### INFORMATION PROVIDED
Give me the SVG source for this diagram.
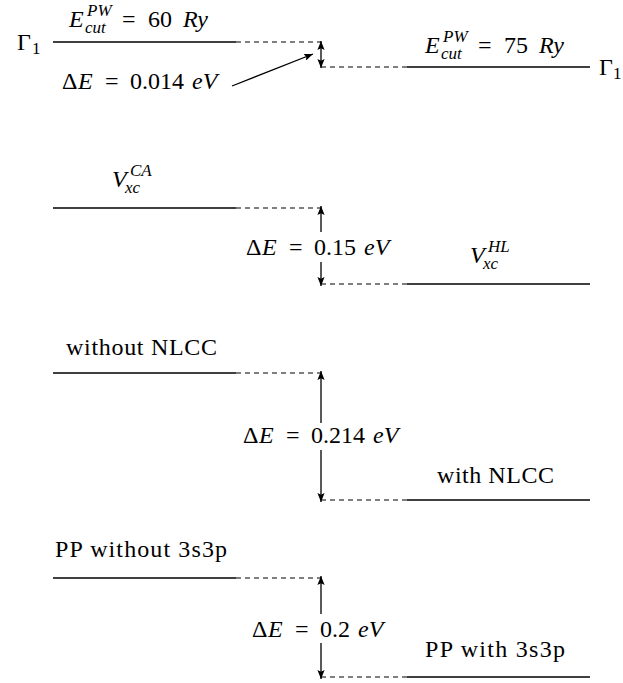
<svg xmlns="http://www.w3.org/2000/svg" width="623" height="683" viewBox="0 0 623 683" font-family="'Liberation Serif', 'DejaVu Serif', 'Noto Serif', 'Times New Roman', serif">
<defs>
<marker id="ah" viewBox="0 0 10 8" refX="10" refY="4" markerWidth="9" markerHeight="7.2" markerUnits="userSpaceOnUse" orient="auto-start-reverse">
<path d="M0,0 L10,4 L0,8 L2,4 Z" fill="#000"/>
</marker>
<style>
text{font-family:'Liberation Serif','DejaVu Serif','Noto Serif','Times New Roman',serif;fill:#000}
.t{font-size:24px}
.s{font-size:17px}
.i{font-style:italic}
.lv{stroke:#000;stroke-width:1.3;fill:none}
.dl{stroke:#000;stroke-width:1.2;stroke-dasharray:5 4;fill:none}
.ar{stroke:#000;stroke-width:1.3;fill:none}
</style>
</defs>
<rect width="623" height="683" fill="#fff"/>

<g id="level-60Ry">
<line class="lv" x1="53" y1="42" x2="236" y2="42"/>
<text class="t" x="17" y="50">Γ</text><text class="s" x="32" y="54">1</text>
<text class="t i" x="69" y="27">E</text>
<text class="s i" x="87" y="16">PW</text>
<text class="s i" x="85" y="33">cut</text>
<text class="t" x="122" y="27">=</text>
<text class="t" x="148" y="27">60</text>
<text class="t i" x="183" y="27">Ry</text>
</g>
<g id="level-75Ry">
<line class="lv" x1="407" y1="67" x2="590" y2="67"/>
<text class="t" x="599" y="75">Γ</text><text class="s" x="613" y="79">1</text>
<text class="t i" x="425" y="53">E</text>
<text class="s i" x="443" y="42">PW</text>
<text class="s i" x="441" y="59">cut</text>
<text class="t" x="478" y="53">=</text>
<text class="t" x="504" y="53">75</text>
<text class="t i" x="539" y="53">Ry</text>
</g>
<g id="label-dE1">
<text class="t" x="62" y="89">Δ</text>
<text class="t i" x="78" y="89">E</text>
<text class="t" x="105" y="89">=</text>
<text class="t" x="130" y="89">0.014</text>
<text class="t i" x="192" y="89">eV</text>
</g>

<g id="level-VCA">
<line class="lv" x1="53" y1="208" x2="236" y2="208"/>
<text class="t i" x="112" y="187">V</text>
<text class="s i" x="130" y="176">CA</text>
<text class="s i" x="125" y="193">xc</text>
</g>
<g id="level-VHL">
<line class="lv" x1="407" y1="284" x2="590" y2="284"/>
<text class="t i" x="470" y="263">V</text>
<text class="s i" x="488" y="252">HL</text>
<text class="s i" x="483" y="269">xc</text>
</g>
<g id="label-dE2">
<text class="t" x="246" y="255">Δ</text>
<text class="t i" x="262" y="255">E</text>
<text class="t" x="289" y="255">=</text>
<text class="t" x="314" y="255">0.15</text>
<text class="t i" x="364" y="255">eV</text>
</g>

<g id="level-noNLCC">
<line class="lv" x1="53" y1="373" x2="236" y2="373"/>
<text class="t" x="66" y="355" textLength="151" lengthAdjust="spacing">without NLCC</text>
</g>
<g id="level-NLCC">
<line class="lv" x1="407" y1="500" x2="590" y2="500"/>
<text class="t" x="437" y="483" textLength="117" lengthAdjust="spacing">with NLCC</text>
</g>
<g id="label-dE3">
<text class="t" x="243" y="443">Δ</text>
<text class="t i" x="259" y="443">E</text>
<text class="t" x="286" y="443">=</text>
<text class="t" x="311" y="443">0.214</text>
<text class="t i" x="373" y="443">eV</text>
</g>

<g id="level-no3s3p">
<line class="lv" x1="53" y1="578" x2="236" y2="578"/>
<text class="t" x="55" y="557" textLength="172" lengthAdjust="spacing">PP without 3s3p</text>
</g>
<g id="level-3s3p">
<line class="lv" x1="407" y1="677" x2="590" y2="677"/>
<text class="t" x="425" y="657" textLength="140" lengthAdjust="spacing">PP with 3s3p</text>
</g>
<g id="label-dE4">
<text class="t" x="252" y="637">Δ</text>
<text class="t i" x="268" y="637">E</text>
<text class="t" x="295" y="637">=</text>
<text class="t" x="320" y="637">0.2</text>
<text class="t i" x="358" y="637">eV</text>
</g>

<g id="connectors">
<line class="dl" x1="236" y1="42" x2="321" y2="42"/>
<line class="dl" x1="321" y1="67" x2="407" y2="67"/>
<line class="ar" x1="321" y1="54" x2="321" y2="41" marker-end="url(#ah)"/>
<line class="ar" x1="321" y1="54" x2="321" y2="68" marker-end="url(#ah)"/>
<line class="ar" x1="232" y1="86" x2="313" y2="54" marker-end="url(#ah)"/>

<line class="dl" x1="236" y1="208" x2="321" y2="208"/>
<line class="dl" x1="321" y1="284" x2="407" y2="284"/>
<line class="ar" x1="321" y1="232" x2="321" y2="206" marker-end="url(#ah)"/>
<line class="ar" x1="321" y1="262" x2="321" y2="286" marker-end="url(#ah)"/>

<line class="dl" x1="236" y1="373" x2="321" y2="373"/>
<line class="dl" x1="321" y1="500" x2="407" y2="500"/>
<line class="ar" x1="321" y1="423" x2="321" y2="371" marker-end="url(#ah)"/>
<line class="ar" x1="321" y1="450" x2="321" y2="502" marker-end="url(#ah)"/>

<line class="dl" x1="236" y1="578" x2="321" y2="578"/>
<line class="dl" x1="321" y1="677" x2="407" y2="677"/>
<line class="ar" x1="321" y1="614" x2="321" y2="576" marker-end="url(#ah)"/>
<line class="ar" x1="321" y1="643" x2="321" y2="679" marker-end="url(#ah)"/>
</g>
</svg>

### EXERCISE DETAILS
Give every line back word for word and leave the pictures out.

### FULL SOLUTION
Give me the SVG source for this diagram.
<svg xmlns="http://www.w3.org/2000/svg" width="623" height="683" viewBox="0 0 623 683" font-family="'Liberation Serif', 'DejaVu Serif', 'Noto Serif', 'Times New Roman', serif">
<defs>
<marker id="ah" viewBox="0 0 10 8" refX="10" refY="4" markerWidth="9" markerHeight="7.2" markerUnits="userSpaceOnUse" orient="auto-start-reverse">
<path d="M0,0 L10,4 L0,8 L2,4 Z" fill="#000"/>
</marker>
<style>
text{font-family:'Liberation Serif','DejaVu Serif','Noto Serif','Times New Roman',serif;fill:#000}
.t{font-size:24px}
.s{font-size:17px}
.i{font-style:italic}
.lv{stroke:#000;stroke-width:1.3;fill:none}
.dl{stroke:#000;stroke-width:1.2;stroke-dasharray:5 4;fill:none}
.ar{stroke:#000;stroke-width:1.3;fill:none}
</style>
</defs>
<rect width="623" height="683" fill="#fff"/>

<g id="level-60Ry">
<line class="lv" x1="53" y1="42" x2="236" y2="42"/>
<text class="t" x="17" y="50">Γ</text><text class="s" x="32" y="54">1</text>
<text class="t i" x="69" y="27">E</text>
<text class="s i" x="87" y="16">PW</text>
<text class="s i" x="85" y="33">cut</text>
<text class="t" x="122" y="27">=</text>
<text class="t" x="148" y="27">60</text>
<text class="t i" x="183" y="27">Ry</text>
</g>
<g id="level-75Ry">
<line class="lv" x1="407" y1="67" x2="590" y2="67"/>
<text class="t" x="599" y="75">Γ</text><text class="s" x="613" y="79">1</text>
<text class="t i" x="425" y="53">E</text>
<text class="s i" x="443" y="42">PW</text>
<text class="s i" x="441" y="59">cut</text>
<text class="t" x="478" y="53">=</text>
<text class="t" x="504" y="53">75</text>
<text class="t i" x="539" y="53">Ry</text>
</g>
<g id="label-dE1">
<text class="t" x="62" y="89">Δ</text>
<text class="t i" x="78" y="89">E</text>
<text class="t" x="105" y="89">=</text>
<text class="t" x="130" y="89">0.014</text>
<text class="t i" x="192" y="89">eV</text>
</g>

<g id="level-VCA">
<line class="lv" x1="53" y1="208" x2="236" y2="208"/>
<text class="t i" x="112" y="187">V</text>
<text class="s i" x="130" y="176">CA</text>
<text class="s i" x="125" y="193">xc</text>
</g>
<g id="level-VHL">
<line class="lv" x1="407" y1="284" x2="590" y2="284"/>
<text class="t i" x="470" y="263">V</text>
<text class="s i" x="488" y="252">HL</text>
<text class="s i" x="483" y="269">xc</text>
</g>
<g id="label-dE2">
<text class="t" x="246" y="255">Δ</text>
<text class="t i" x="262" y="255">E</text>
<text class="t" x="289" y="255">=</text>
<text class="t" x="314" y="255">0.15</text>
<text class="t i" x="364" y="255">eV</text>
</g>

<g id="level-noNLCC">
<line class="lv" x1="53" y1="373" x2="236" y2="373"/>
<text class="t" x="66" y="355" textLength="151" lengthAdjust="spacing">without NLCC</text>
</g>
<g id="level-NLCC">
<line class="lv" x1="407" y1="500" x2="590" y2="500"/>
<text class="t" x="437" y="483" textLength="117" lengthAdjust="spacing">with NLCC</text>
</g>
<g id="label-dE3">
<text class="t" x="243" y="443">Δ</text>
<text class="t i" x="259" y="443">E</text>
<text class="t" x="286" y="443">=</text>
<text class="t" x="311" y="443">0.214</text>
<text class="t i" x="373" y="443">eV</text>
</g>

<g id="level-no3s3p">
<line class="lv" x1="53" y1="578" x2="236" y2="578"/>
<text class="t" x="55" y="557" textLength="172" lengthAdjust="spacing">PP without 3s3p</text>
</g>
<g id="level-3s3p">
<line class="lv" x1="407" y1="677" x2="590" y2="677"/>
<text class="t" x="425" y="657" textLength="140" lengthAdjust="spacing">PP with 3s3p</text>
</g>
<g id="label-dE4">
<text class="t" x="252" y="637">Δ</text>
<text class="t i" x="268" y="637">E</text>
<text class="t" x="295" y="637">=</text>
<text class="t" x="320" y="637">0.2</text>
<text class="t i" x="358" y="637">eV</text>
</g>

<g id="connectors">
<line class="dl" x1="236" y1="42" x2="321" y2="42"/>
<line class="dl" x1="321" y1="67" x2="407" y2="67"/>
<line class="ar" x1="321" y1="54" x2="321" y2="41" marker-end="url(#ah)"/>
<line class="ar" x1="321" y1="54" x2="321" y2="68" marker-end="url(#ah)"/>
<line class="ar" x1="232" y1="86" x2="313" y2="54" marker-end="url(#ah)"/>

<line class="dl" x1="236" y1="208" x2="321" y2="208"/>
<line class="dl" x1="321" y1="284" x2="407" y2="284"/>
<line class="ar" x1="321" y1="232" x2="321" y2="206" marker-end="url(#ah)"/>
<line class="ar" x1="321" y1="262" x2="321" y2="286" marker-end="url(#ah)"/>

<line class="dl" x1="236" y1="373" x2="321" y2="373"/>
<line class="dl" x1="321" y1="500" x2="407" y2="500"/>
<line class="ar" x1="321" y1="423" x2="321" y2="371" marker-end="url(#ah)"/>
<line class="ar" x1="321" y1="450" x2="321" y2="502" marker-end="url(#ah)"/>

<line class="dl" x1="236" y1="578" x2="321" y2="578"/>
<line class="dl" x1="321" y1="677" x2="407" y2="677"/>
<line class="ar" x1="321" y1="614" x2="321" y2="576" marker-end="url(#ah)"/>
<line class="ar" x1="321" y1="643" x2="321" y2="679" marker-end="url(#ah)"/>
</g>
</svg>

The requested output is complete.